By Doyle Irvin, American Forests

Doyle Irvin.
Doyle Irvin.

The truth is that I like murky weather. I cannot explain what it is about me that feels at home in the fog, rain and snow, but it is undeniable. I feel in my element when I can simply zip up my jacket and follow my feet, seeing where they take me, and hopefully get lost. My favorite hikes take me in and about the fog line, allowing me to glimpse the underworld, purgatory and what feels like heaven.

Growing up in Oakland and Berkeley, Calif., this kind of atmosphere was familiar — frequent even. The days had a routine: every morning would be fogged over — sweatshirt weather — and by the afternoon it would have burnt off. You knew that if you drove up to the Grizzly Peak cliffs at night you would be submerged in a 5 m.p.h. soup, the fog so obscuring your vision that anything faster would be absurdly dangerous. Even though I traversed these areas hundreds of times, they always retained a sense of discovery. What was just behind this shroud? What adventures lay behind the next bend in the road? What kind of new trees and vines had grown since my last visit?

I left California for college six years ago, and the California that I left is not the California that exists today. Before college, I had what I would now call an “eco-subconscious.” I knew that the environment was important, and that it required protecting, but I hadn’t experienced a first-hand “moment” that really drove home the reality of the rest of the world. Conservation was some big thing I agreed with but would let other people handle.

There were two moments that woke me up. One was a gradual realization, drawn out over the course of a season, and the other moment was a stark second. The former happened when I returned home after college to work in the Bay Area for a few years. As summer wound down, I greatly looked forward to what the Bay gently calls “winter,” which is not really a winter at all, but instead a more intense submersion into its normal fog. This simply didn’t happen. The weather had noticeably changed because of the severe drought that had begun afflicting California while I was away at school. Gone was the rain, and with it, much of the fog. Gone was the sweatshirt weather. The days were hotter, and it felt like San Francisco was slowly but surely turning into Los Angeles. The whole winter felt like a held-in breath, anxiously waiting for something to happen that never came.
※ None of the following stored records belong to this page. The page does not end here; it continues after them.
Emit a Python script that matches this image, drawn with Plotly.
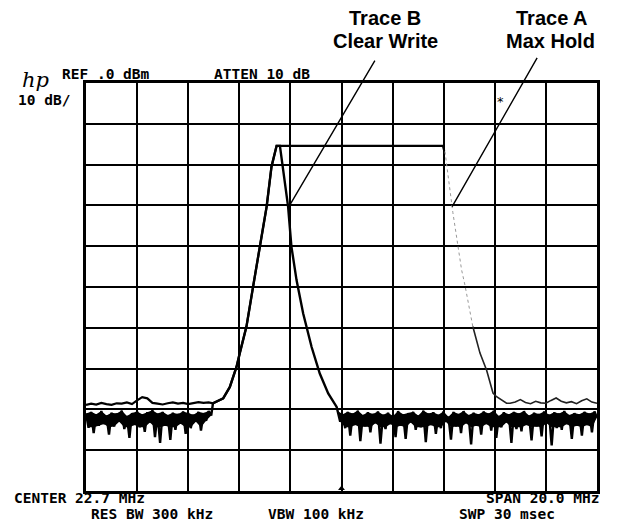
import numpy as np
import plotly.graph_objects as go

# screen settings of the analyzer
center_mhz = 22.7
span_mhz = 20.0
ref_dbm = 0.0
db_per_div = 10

f_start = center_mhz - span_mhz / 2
f_stop = center_mhz + span_mhz / 2

# Trace B (clear write): signal skirts, MHz / dBm
b_left_f = [17.67, 18.07, 18.33, 18.59, 18.72, 18.98, 19.24, 19.50, 19.77, 19.96, 20.16]
b_left_db = [-78.5, -77.3, -74.5, -69.6, -66.2, -59.7, -49.9, -40.1, -30.3, -20.5, -15.4]
b_right_f = [20.29, 20.48, 20.61, 20.74, 20.94, 21.20, 21.53, 21.85, 22.18, 22.51]
b_right_db = [-15.4, -23.7, -30.3, -40.1, -48.3, -56.5, -64.7, -71.2, -76.1, -79.4]

# Trace B noise floor (sampled evenly over each stretch)
b_noise_left_span = [12.7, 17.6]
b_noise_left = [
    -81.0, -84.5, -80.6, -85.8, -81.2, -84.0, -80.4, -83.6, -81.5, -86.2,
    -80.8, -84.2, -81.0, -83.0, -80.3, -84.8, -81.6, -87.0, -80.9, -83.8,
    -80.5, -84.4, -81.2, -85.5, -80.7, -83.2, -80.2, -86.8, -81.0, -88.2,
    -80.6, -84.0, -81.4, -87.5, -80.8, -85.0, -81.1, -83.5, -80.5, -86.0,
    -80.9, -84.6, -81.3, -83.0, -80.6, -85.2, -80.9, -82.8, -80.4, -81.5]
b_noise_right_span = [22.55, 32.7]
b_noise_right = [
    -80.4, -83.0, -81.2, -84.6, -80.6, -86.4, -81.0, -83.8, -80.3, -87.8,
    -81.4, -84.2, -80.7, -85.6, -81.1, -83.4, -80.5, -88.4, -81.3, -84.8,
    -80.8, -83.6, -81.6, -86.8, -80.4, -84.0, -81.2, -87.2, -80.9, -83.2,
    -80.6, -85.0, -81.5, -84.4, -80.3, -88.0, -81.0, -83.8, -80.7, -86.0,
    -81.3, -84.6, -80.5, -83.0, -81.8, -87.4, -80.6, -84.2, -81.1, -85.8,
    -80.4, -83.4, -81.4, -88.6, -80.8, -84.0, -81.2, -86.2, -80.5, -83.6,
    -81.0, -85.2, -80.3, -87.0, -81.6, -84.4, -80.7, -83.2, -81.2, -88.2,
    -80.6, -84.8, -81.0, -85.4, -80.4, -83.8, -81.5, -87.6, -80.8, -84.2,
    -81.1, -86.6, -80.5, -83.4, -81.3, -88.8, -80.7, -84.6, -81.0, -85.0,
    -80.4, -83.6, -81.4, -87.2, -80.9, -84.0, -81.2, -86.4, -80.6, -83.8,
    -81.0, -85.6, -80.5, -82.0]

# Trace A (max hold)
a_floor_left_span = [12.7, 17.5]
a_floor_left = [
    -78.9, -78.6, -78.8, -78.4, -78.7, -78.9, -78.5, -78.6, -78.3, -78.7,
    -77.8, -77.0, -77.3, -78.4, -78.6, -78.8, -78.5, -78.3, -78.6, -78.4,
    -78.7, -78.5, -78.2, -78.4, -78.3]
a_top_f = [20.16, 26.67, 26.72]
a_top_db = [-15.4, -15.4, -16.6]
a_fall_f = [26.75, 27.06, 27.40, 27.53, 27.84]
a_fall_db = [-16.8, -31.8, -45.8, -49.5, -59.7]
a_foot_f = [27.84, 28.12, 28.38, 28.63, 28.77, 29.16]
a_foot_db = [-59.7, -66.2, -70.4, -76.0, -76.9, -78.5]
a_floor_right_span = [29.3, 32.7]
a_floor_right = [
    -78.5, -78.2, -77.6, -78.3, -78.6, -78.0, -78.4, -78.5, -77.8, -77.2,
    -78.0, -78.4, -78.1, -78.6, -77.9, -77.4, -78.2, -78.5]

# where the two call-out lines touch the traces
b_callout = (20.64, -30.3)
a_callout = (27.03, -30.3)


def spread(span, vals):
    return list(np.linspace(span[0], span[1], len(vals)))


# graticule edges in window pixels; the page body adds an 8px margin
OFF = 8
L, R, T, B = 86, 597, 83, 491


def px(x):
    return (x - L) / (R - L)


def py(y):
    return (B - y) / (B - T)


fig = go.Figure()

# trace B noise: solid band between the peaks and the dense bottom, then the raw trace on top
for span, vals in [(b_noise_left_span, b_noise_left), (b_noise_right_span, b_noise_right)]:
    xs = spread(span, vals)
    fig.add_trace(go.Scatter(x=xs[1::2], y=list(np.maximum(vals[1::2], -84.4)), mode='lines',
                             line=dict(color='black', width=0), hoverinfo='skip'))
    fig.add_trace(go.Scatter(x=xs[0::2], y=vals[0::2], mode='lines', fill='tonexty',
                             fillcolor='black', line=dict(color='black', width=0), hoverinfo='skip'))

# trace B
b_x = spread(b_noise_left_span, b_noise_left) + b_left_f + b_right_f + spread(b_noise_right_span, b_noise_right)
b_y = b_noise_left + b_left_db + b_right_db + b_noise_right
fig.add_trace(go.Scatter(x=b_x, y=b_y, mode='lines', line=dict(color='black', width=2.4), name='Trace B'))

# trace A
a_x = spread(a_floor_left_span, a_floor_left) + b_left_f + a_top_f
a_y = a_floor_left + b_left_db + a_top_db
fig.add_trace(go.Scatter(x=a_x, y=a_y, mode='lines', line=dict(color='black', width=2.2), name='Trace A'))
fig.add_trace(go.Scatter(x=a_fall_f, y=a_fall_db, mode='lines',
                         line=dict(color='#999999', width=1, dash='dot'), name='Trace A fall'))
fig.add_trace(go.Scatter(x=a_foot_f + spread(a_floor_right_span, a_floor_right),
                         y=a_foot_db + a_floor_right, mode='lines',
                         line=dict(color='#222222', width=1.6), name='Trace A foot'))

# center marker at the bottom of the screen
fig.add_trace(go.Scatter(x=[center_mhz], y=[ref_dbm - 10 * db_per_div + 0.6], mode='markers',
                         marker=dict(symbol='triangle-up', size=6, color='black'), cliponaxis=False))

axis_style = dict(showgrid=True, gridcolor='black', gridwidth=1.7, zeroline=False,
                  showticklabels=False, ticks='', showline=True, linecolor='black',
                  linewidth=2.5, mirror=True, fixedrange=True)

fig.update_layout(
    width=620, height=523,
    margin=dict(l=L - OFF, r=620 - (R - OFF), t=T - OFF, b=523 - (B - OFF)),
    paper_bgcolor='white', plot_bgcolor='white',
    showlegend=False,
    xaxis=dict(range=[f_start, f_stop], tick0=f_start, dtick=span_mhz / 10, **axis_style),
    yaxis=dict(range=[ref_dbm - 10 * db_per_div, ref_dbm], tick0=ref_dbm, dtick=db_per_div, **axis_style),
)

mono = dict(family='DejaVu Sans Mono', size=14.5, color='black', weight='bold')
screen_text = [
    ('REF .0 dBm', 60, 74),
    ('ATTEN 10 dB', 212, 74),
    ('10 dB/', 16, 100),
    ('CENTER 22.7 MHz', 12, 498),
    ('RES BW 300 kHz', 89, 514),
    ('VBW 100 kHz', 266, 514),
    ('SPAN 20.0 MHz', 484, 498),
    ('SWP 30 msec', 457, 514),
]
for txt, x, y in screen_text:
    fig.add_annotation(text=txt, x=px(x), y=py(y), xref='paper', yref='paper',
                       xanchor='left', yanchor='middle', showarrow=False, font=mono)

fig.add_annotation(text='hp', x=px(20), y=py(80), xref='paper', yref='paper', xanchor='left',
                   yanchor='middle', showarrow=False,
                   font=dict(family='DejaVu Serif', size=21, color='black', style='italic'))
fig.add_annotation(text='*', x=px(500), y=py(102), xref='paper', yref='paper',
                   xanchor='center', yanchor='middle', showarrow=False,
                   font=dict(family='DejaVu Sans', size=13, color='black'))

# call-out labels
label_font = dict(family='Liberation Sans', size=20, color='black', weight='bold')
for txt, x, y in [('Trace B', 385, 18), ('Clear Write', 385, 41), ('Trace A', 552, 18), ('Max Hold', 550, 41)]:
    fig.add_annotation(text=txt, x=px(x), y=py(y), xref='paper', yref='paper',
                       xanchor='center', yanchor='middle', showarrow=False, font=label_font)

fig.add_annotation(x=b_callout[0], y=b_callout[1], xref='x', yref='y', text=' ',
                   showarrow=True, arrowhead=0, arrowwidth=1.4, arrowcolor='black',
                   ax=89, ay=-151, standoff=0)
fig.add_annotation(x=a_callout[0], y=a_callout[1], xref='x', yref='y', text=' ',
                   showarrow=True, arrowhead=0, arrowwidth=1.4, arrowcolor='black',
                   ax=88, ay=-154, standoff=0)

fig.write_html("out.html")
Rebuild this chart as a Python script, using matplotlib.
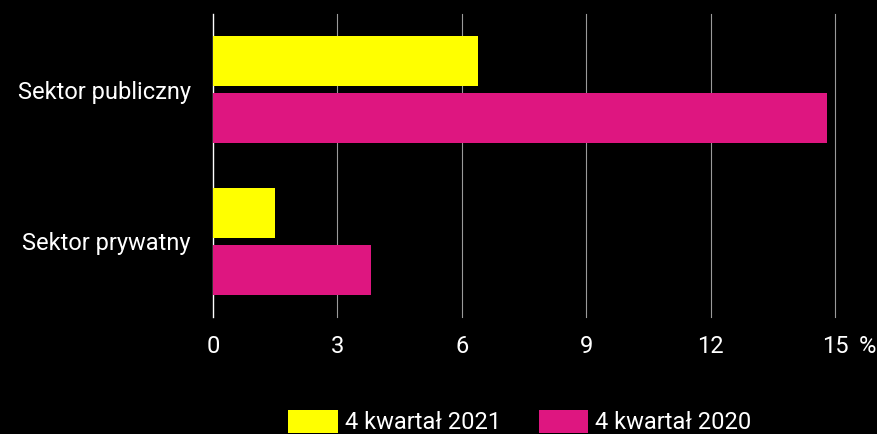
import matplotlib.pyplot as plt
import numpy as np

plt.rcParams['font.family'] = ['Roboto', 'DejaVu Sans']

# data
sectors = ['Sektor publiczny', 'Sektor prywatny']
q4_2021 = [6.4, 1.5]
q4_2020 = [14.8, 3.8]
xticks = [0, 3, 6, 9, 12, 15]
series_labels = ['4 kwartał 2021', '4 kwartał 2020']

yellow = '#FFFF00'
magenta = '#DE1680'
fs = 17

fig = plt.figure(figsize=(8.78, 4.34), dpi=100, facecolor='black')
ax = fig.add_axes([213 / 878, 117 / 434, 622 / 878, 303 / 434], facecolor='black')

y = np.arange(len(sectors))
h = 0.33
off = 0.1875
ax.barh(y - off, q4_2021, height=h, color=yellow, label=series_labels[0], zorder=3)
ax.barh(y + off, q4_2020, height=h, color=magenta, label=series_labels[1], zorder=3)

ax.set_xlim(0, 15)
ax.set_ylim(1.5, -0.5)

for v in xticks:
    ax.axvline(v, color='white' if v == 0 else '#9a9a9a', lw=1 if v == 0 else 0.8,
               zorder=1, clip_on=False)

ax.set_xticks(xticks)
ax.set_xticklabels([str(v) for v in xticks])
ax.set_yticks(y)
ax.set_yticklabels(sectors)
ax.tick_params(axis='both', length=0, colors='white', labelsize=fs)
ax.tick_params(axis='x', pad=13)
ax.tick_params(axis='y', pad=16)
for s in ax.spines.values():
    s.set_visible(False)

ax.annotate('%', xy=(15, 0), xycoords=('data', 'axes fraction'), xytext=(17, -13),
            textcoords='offset points', color='white', fontsize=fs, va='top', ha='left')

leg = fig.legend(loc='lower center', bbox_to_anchor=(520 / 878, -0.05), ncol=2, frameon=False,
                 fontsize=fs, handlelength=2.1, handleheight=1.15,
                 handletextpad=0.3, columnspacing=1.6)
for t in leg.get_texts():
    t.set_color('white')

fig.savefig('out.png', dpi=100, facecolor='black')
The second moment, that stark second, is intrinsically informed by the first, because everything is interconnected. My brothers and I love to snowboard. I especially like floating through the trees, gliding on un-combed terrain, powder snow keeping me afloat. Sometimes I take my time in the forest, turning a run into 45 minutes, sitting and enjoying the utter quiet that being a little off the beaten path affords you. The silence is extraordinary. That first winter back from college, I drove up to Lake Tahoe with my older brother, excited for a few long days on the mountain. We parked at the resort and saw familiar snow on the runs. And then, I turned around. Bare rock, as far as the eye could see. The mountains were naked. The only snow for miles was man made and manicured. My brother and I kept doing 180s, turning and turning, unable to believe how bare California had become.

My experience with the drought in California really brought home to me how real and already present climate change is. It brought conservation out of the abstract subconscious, out of the place in my mind that felt comfortable saying “someone else will do it.” I heard about American Forests through the father of one of my friends, who had planted trees as a volunteer. It’s clear just how important our forests are with regards to our water, our atmosphere and our future. When I saw that there was an opportunity to contribute to the work done by American Forests, I decided that I would no longer leave it for someone else to do. The tragic part of this story is that it took my own life being interrupted for me to see the necessity of taking action. Hopefully my work in communications here at American Forests can help reach people in ways where they would not require a first-hand experience in order to understand the urgency of our shared situation.